- _DATASET EXCERPT_:

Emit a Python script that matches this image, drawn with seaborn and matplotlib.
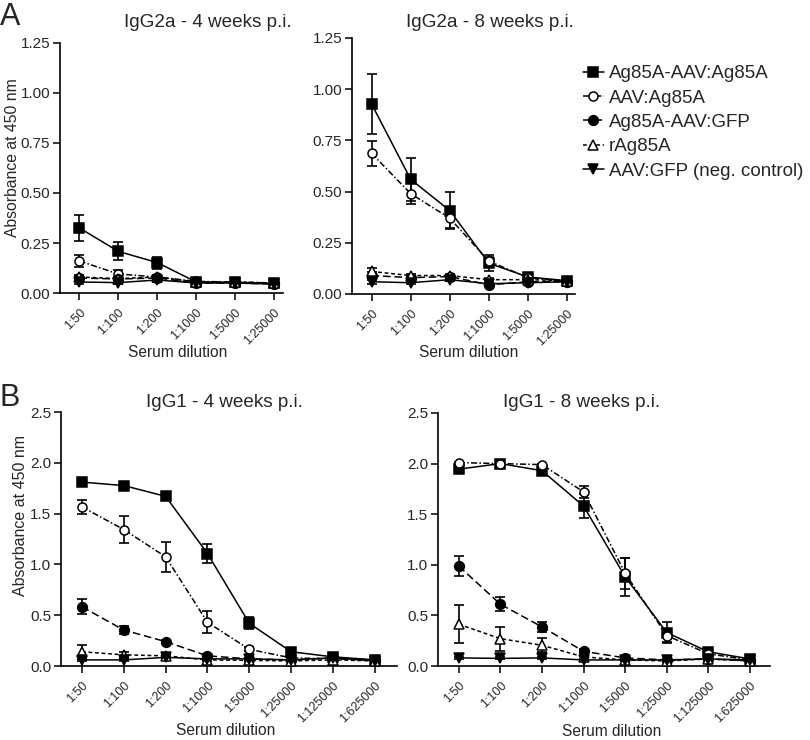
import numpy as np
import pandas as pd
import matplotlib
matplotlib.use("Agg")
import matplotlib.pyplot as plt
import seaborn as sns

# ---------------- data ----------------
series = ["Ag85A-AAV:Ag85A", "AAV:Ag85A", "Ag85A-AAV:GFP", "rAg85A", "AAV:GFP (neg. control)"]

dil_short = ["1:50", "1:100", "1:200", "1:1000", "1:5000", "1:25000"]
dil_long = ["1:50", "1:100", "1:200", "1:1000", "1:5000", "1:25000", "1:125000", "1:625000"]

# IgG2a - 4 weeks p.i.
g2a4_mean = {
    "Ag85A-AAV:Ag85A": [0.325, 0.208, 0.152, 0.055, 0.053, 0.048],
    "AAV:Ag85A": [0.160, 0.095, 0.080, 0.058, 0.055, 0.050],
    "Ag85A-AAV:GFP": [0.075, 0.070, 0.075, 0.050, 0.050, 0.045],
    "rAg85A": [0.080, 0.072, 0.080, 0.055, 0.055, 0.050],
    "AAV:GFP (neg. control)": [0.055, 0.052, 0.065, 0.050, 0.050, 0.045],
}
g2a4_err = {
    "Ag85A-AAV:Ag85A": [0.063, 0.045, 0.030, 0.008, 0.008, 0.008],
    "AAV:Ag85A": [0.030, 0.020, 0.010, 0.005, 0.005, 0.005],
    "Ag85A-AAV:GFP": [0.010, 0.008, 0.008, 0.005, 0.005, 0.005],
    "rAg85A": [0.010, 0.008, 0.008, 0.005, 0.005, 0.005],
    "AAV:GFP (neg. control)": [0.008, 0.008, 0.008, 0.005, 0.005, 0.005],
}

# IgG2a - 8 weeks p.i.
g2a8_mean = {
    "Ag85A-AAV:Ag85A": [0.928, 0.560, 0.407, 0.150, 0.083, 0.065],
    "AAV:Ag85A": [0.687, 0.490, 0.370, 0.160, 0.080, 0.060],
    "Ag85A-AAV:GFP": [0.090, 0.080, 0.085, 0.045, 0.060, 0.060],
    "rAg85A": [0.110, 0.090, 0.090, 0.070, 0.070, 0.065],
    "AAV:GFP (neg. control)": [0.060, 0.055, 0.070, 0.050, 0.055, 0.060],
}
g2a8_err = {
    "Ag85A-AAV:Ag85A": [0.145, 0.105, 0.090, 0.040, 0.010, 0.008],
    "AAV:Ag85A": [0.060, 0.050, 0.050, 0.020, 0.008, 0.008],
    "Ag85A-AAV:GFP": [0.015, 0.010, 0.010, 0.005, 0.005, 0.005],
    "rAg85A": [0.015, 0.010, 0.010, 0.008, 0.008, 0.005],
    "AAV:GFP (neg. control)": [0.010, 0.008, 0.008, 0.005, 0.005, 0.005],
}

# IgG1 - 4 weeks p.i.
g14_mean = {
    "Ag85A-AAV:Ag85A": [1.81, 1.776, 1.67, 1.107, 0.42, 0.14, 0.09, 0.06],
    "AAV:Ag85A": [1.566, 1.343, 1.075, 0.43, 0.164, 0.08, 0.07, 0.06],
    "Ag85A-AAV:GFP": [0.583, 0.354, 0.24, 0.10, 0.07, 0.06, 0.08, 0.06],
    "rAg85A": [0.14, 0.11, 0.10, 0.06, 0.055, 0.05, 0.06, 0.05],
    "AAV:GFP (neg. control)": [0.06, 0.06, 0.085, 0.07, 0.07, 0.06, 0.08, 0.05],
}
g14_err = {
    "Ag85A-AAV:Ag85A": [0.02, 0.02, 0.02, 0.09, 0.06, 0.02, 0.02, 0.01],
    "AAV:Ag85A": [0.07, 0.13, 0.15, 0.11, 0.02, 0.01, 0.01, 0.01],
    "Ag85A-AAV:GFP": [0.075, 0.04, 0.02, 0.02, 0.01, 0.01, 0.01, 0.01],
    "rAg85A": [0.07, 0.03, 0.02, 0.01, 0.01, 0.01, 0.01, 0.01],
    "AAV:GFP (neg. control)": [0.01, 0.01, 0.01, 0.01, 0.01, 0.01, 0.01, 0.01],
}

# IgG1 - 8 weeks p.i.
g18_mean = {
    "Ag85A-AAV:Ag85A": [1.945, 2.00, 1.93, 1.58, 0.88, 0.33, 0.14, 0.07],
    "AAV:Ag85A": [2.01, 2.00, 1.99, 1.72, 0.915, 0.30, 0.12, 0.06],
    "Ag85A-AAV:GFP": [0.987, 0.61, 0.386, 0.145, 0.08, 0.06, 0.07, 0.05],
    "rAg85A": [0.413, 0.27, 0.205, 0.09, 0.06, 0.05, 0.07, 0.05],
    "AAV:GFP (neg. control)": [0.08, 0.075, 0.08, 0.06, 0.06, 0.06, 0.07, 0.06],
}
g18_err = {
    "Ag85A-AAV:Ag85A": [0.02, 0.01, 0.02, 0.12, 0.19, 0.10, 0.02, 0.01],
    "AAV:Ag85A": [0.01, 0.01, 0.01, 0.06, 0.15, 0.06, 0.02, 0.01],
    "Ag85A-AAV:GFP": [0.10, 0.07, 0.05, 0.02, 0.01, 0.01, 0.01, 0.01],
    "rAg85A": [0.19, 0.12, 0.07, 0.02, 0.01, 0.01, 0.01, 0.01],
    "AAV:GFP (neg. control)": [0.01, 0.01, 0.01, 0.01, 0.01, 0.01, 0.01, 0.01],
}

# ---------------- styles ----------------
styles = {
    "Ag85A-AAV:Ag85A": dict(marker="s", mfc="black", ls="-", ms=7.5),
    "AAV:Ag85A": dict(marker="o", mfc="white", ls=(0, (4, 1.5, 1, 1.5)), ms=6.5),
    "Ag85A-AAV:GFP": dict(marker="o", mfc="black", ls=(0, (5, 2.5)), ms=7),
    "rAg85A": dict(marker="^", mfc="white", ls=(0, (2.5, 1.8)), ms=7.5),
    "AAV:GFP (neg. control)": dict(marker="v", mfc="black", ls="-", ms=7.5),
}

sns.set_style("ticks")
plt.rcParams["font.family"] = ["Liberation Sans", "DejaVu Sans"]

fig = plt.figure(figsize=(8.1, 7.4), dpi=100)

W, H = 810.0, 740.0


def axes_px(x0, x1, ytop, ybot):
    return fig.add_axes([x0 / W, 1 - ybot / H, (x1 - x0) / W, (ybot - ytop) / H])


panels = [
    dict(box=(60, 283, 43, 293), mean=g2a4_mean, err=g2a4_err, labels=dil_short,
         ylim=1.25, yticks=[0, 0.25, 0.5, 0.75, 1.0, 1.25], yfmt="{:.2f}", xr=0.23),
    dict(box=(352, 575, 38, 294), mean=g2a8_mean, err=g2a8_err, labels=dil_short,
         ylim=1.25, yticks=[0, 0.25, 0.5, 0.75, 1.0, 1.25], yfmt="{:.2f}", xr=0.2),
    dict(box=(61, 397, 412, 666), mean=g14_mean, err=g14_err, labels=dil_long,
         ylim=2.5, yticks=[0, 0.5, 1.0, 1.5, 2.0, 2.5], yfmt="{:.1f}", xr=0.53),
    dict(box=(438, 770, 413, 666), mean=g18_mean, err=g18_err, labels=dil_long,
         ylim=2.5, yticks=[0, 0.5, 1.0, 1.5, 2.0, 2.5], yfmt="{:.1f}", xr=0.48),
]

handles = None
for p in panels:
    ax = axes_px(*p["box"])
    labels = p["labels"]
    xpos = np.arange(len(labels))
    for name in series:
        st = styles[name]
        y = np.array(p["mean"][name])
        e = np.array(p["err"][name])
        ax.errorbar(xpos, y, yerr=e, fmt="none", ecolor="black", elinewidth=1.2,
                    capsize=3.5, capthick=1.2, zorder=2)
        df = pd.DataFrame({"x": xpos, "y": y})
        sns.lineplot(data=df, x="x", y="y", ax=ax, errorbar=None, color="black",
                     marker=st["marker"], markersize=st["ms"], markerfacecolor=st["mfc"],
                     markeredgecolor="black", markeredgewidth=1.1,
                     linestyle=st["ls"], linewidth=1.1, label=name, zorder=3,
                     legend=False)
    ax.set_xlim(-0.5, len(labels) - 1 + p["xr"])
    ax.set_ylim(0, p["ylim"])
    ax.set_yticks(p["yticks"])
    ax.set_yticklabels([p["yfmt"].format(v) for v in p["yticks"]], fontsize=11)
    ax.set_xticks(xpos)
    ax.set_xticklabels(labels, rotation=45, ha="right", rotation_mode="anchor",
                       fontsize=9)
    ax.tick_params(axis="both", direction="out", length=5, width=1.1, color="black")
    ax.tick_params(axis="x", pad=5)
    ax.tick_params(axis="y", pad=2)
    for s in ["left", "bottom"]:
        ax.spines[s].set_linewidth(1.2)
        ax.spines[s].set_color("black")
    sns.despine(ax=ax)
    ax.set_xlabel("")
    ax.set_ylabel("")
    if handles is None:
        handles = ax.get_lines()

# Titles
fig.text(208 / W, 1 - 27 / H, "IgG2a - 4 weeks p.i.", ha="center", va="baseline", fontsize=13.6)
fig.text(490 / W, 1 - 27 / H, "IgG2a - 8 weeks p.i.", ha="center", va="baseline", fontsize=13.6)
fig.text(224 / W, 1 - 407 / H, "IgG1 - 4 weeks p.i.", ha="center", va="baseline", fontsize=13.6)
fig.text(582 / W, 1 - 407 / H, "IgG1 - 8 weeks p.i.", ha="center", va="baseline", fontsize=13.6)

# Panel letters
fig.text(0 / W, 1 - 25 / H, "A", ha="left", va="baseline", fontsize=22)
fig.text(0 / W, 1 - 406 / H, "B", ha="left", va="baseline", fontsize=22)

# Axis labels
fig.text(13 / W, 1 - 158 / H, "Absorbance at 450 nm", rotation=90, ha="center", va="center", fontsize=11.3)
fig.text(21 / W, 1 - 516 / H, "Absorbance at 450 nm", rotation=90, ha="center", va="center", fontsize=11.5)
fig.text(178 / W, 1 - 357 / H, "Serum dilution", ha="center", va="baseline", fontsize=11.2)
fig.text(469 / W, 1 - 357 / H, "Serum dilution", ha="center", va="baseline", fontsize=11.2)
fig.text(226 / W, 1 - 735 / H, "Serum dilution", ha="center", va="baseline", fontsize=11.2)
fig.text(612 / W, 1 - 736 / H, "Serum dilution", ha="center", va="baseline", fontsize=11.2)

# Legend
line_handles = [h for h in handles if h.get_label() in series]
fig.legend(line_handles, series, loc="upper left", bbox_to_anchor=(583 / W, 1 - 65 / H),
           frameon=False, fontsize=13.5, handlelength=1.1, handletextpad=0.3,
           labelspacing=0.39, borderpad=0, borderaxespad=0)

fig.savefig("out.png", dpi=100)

- _EXERCISE PROMPT_: Write out every line of the listing that holds the word "matplotlib".

- _REPLY_:
Emit a Python script that matches this image, drawn with seaborn and matplotlib.
import matplotlib
matplotlib.use("Agg")
import matplotlib.pyplot as plt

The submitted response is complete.